Miriam Ticktin

Miriam Ticktin holds a joint position as Assistant Professor in the Department of Anthropology at NSSR and in the Graduate Program in International Affairs. Before coming to the New School, she was Assistant Professor in Women’s Studies and Anthropology at the University of Michigan, and also held a postdoctoral position in the Society of Fellows at Columbia University, and a fellowship at the International Center for Advanced Study at NYU. She received her BA in Anthropology with minors in Women's Studies and European Cultural Studies from Princeton, an M. Phil in English Literature from Oxford (where she was a Rhodes Scholar), a PhD in Cultural Anthropology from Stanford, and a PhD in Anthropology (done in co-tutelle with Stanford) with the Ecole des Hautes Etudes en Sciences Sociales in Paris.

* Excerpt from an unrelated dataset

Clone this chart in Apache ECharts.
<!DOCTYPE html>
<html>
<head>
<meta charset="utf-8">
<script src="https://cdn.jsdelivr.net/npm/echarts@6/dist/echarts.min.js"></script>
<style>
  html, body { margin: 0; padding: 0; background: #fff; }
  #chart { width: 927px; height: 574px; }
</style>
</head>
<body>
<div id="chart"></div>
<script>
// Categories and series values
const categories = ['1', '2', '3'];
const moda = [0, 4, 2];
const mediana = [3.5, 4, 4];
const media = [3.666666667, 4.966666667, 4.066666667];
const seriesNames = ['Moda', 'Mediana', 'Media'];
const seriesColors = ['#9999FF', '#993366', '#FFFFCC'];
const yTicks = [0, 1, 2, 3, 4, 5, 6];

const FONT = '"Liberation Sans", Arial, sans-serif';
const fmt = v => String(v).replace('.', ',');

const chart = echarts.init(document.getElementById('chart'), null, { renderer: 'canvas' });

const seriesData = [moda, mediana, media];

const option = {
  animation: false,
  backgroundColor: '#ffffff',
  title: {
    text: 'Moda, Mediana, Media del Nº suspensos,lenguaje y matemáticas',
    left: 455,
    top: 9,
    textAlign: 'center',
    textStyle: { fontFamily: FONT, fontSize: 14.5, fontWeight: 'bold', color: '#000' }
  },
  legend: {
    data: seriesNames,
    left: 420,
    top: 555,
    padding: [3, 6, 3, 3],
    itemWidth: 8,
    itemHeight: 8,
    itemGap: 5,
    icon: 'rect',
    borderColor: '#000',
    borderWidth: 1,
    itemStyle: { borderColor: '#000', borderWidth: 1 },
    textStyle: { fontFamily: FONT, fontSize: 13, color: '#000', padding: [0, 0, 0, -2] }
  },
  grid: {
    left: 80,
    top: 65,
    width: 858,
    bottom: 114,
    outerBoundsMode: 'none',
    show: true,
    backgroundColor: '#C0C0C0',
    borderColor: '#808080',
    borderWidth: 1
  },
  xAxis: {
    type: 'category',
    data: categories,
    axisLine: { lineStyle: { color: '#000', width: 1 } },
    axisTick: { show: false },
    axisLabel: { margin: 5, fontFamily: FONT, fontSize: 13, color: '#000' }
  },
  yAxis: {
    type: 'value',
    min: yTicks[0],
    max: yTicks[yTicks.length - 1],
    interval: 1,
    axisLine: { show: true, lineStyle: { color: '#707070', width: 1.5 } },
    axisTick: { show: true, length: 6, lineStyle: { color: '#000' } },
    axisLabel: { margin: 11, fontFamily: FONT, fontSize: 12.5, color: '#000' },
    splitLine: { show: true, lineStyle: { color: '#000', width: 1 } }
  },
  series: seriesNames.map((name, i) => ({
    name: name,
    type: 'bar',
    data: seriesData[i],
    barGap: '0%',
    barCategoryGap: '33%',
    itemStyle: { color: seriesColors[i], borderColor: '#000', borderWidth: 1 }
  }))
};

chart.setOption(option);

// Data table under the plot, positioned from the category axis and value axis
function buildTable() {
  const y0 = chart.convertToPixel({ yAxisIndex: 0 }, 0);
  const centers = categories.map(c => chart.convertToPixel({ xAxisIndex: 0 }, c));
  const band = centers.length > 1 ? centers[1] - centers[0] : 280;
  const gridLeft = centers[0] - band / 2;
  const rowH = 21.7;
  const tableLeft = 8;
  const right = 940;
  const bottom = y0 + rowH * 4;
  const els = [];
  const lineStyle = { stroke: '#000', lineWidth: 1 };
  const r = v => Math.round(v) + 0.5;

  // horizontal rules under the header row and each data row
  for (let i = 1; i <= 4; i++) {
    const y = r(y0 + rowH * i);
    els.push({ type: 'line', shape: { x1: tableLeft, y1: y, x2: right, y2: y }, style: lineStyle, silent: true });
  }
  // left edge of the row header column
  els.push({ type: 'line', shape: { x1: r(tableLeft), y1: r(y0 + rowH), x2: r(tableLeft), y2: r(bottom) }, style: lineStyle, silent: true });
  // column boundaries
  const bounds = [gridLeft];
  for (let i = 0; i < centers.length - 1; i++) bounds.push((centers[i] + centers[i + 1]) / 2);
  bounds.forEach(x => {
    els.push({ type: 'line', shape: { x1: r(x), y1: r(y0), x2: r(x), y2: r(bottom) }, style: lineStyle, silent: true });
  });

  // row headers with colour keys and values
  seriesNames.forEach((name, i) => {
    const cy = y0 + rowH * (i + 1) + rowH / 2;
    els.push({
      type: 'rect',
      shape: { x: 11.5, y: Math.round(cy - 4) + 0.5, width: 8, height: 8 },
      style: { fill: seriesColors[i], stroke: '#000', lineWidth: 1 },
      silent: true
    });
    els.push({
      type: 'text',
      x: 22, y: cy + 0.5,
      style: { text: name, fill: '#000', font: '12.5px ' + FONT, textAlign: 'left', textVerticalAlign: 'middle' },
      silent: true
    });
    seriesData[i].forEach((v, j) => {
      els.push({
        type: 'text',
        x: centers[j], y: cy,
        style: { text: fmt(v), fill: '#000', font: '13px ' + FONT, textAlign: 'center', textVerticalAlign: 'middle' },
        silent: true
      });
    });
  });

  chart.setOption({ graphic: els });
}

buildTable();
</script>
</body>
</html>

Her research interests include anthropology of the human and humanitarianism; migration, camps and borders; sexual violence/violence against women; PTSD/trauma, psychiatric humanitarianism; anthropology of science, medicine, ethics; and her areas of focus are France, Europe and North Africa. Her articles appear in American Ethnologist, SIGNS, Interventions, Ethnicities, The Political and Legal Anthropology Review, The Scholar and Feminist Online, and Women: A Cultural Review. She has recently completed a book manuscript entitled, "A Moral Emergency Complex: Humanitarianism, Sexual Violence and the Politics of Immigration in France" and is co-editor (with Ilana Feldman) of a volume called “In the Name of Humanity: The Government of Threat and Care” which is forthcoming with Duke University Press in 2010.